MOONEY: “The important thing to remember in terms of maintaining a budget, particularly if you are invested in multiple concepts, is that every franchise is different. In our case, BrightStar Care is on a weekly revenue schedule while Massage Envy upholds a monthly schedule and is primarily a credit card business with little-to-no receivables. Due to the vastly different revenue models, we enlist support from accountants who are trained to assist with the financials for multiple owners within a franchise system.
Yet, while we understand how the differences between our two franchise companies will affect our financial planning, we also have instituted what we like to call ‘Mooney Law’ across both systems. These laws are based on allowing budget expenditures for the items that will have a positive impact on our clients, create effectiveness or show a return on investment.
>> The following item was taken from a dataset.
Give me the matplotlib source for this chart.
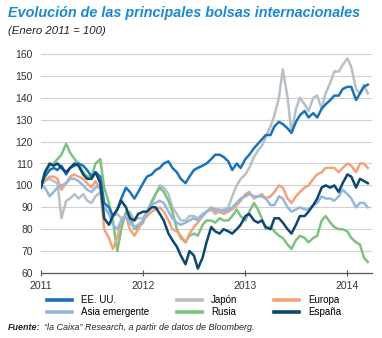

For example, we must be able to justify spending as it relates to customer service, a passion for the business or creating brand awareness. Mooney Law is set in place to reinforce our goals and values as they align with the health-care sector.
Lastly, we truly believe that labor is one of the most important variables of a franchise budget. We watch and monitor our staff closely, focusing on merit, and offer an incentive-based pay. To encourage our staff, we gather for a weekly budget meeting which allows everyone to understand our system goals, thus holding staff members accountable and allowing them the opportunity to meet or exceed our expectations. Ensuring labor is a top priority has allowed us to create a proper budget that leaves space for rewarding hard work.”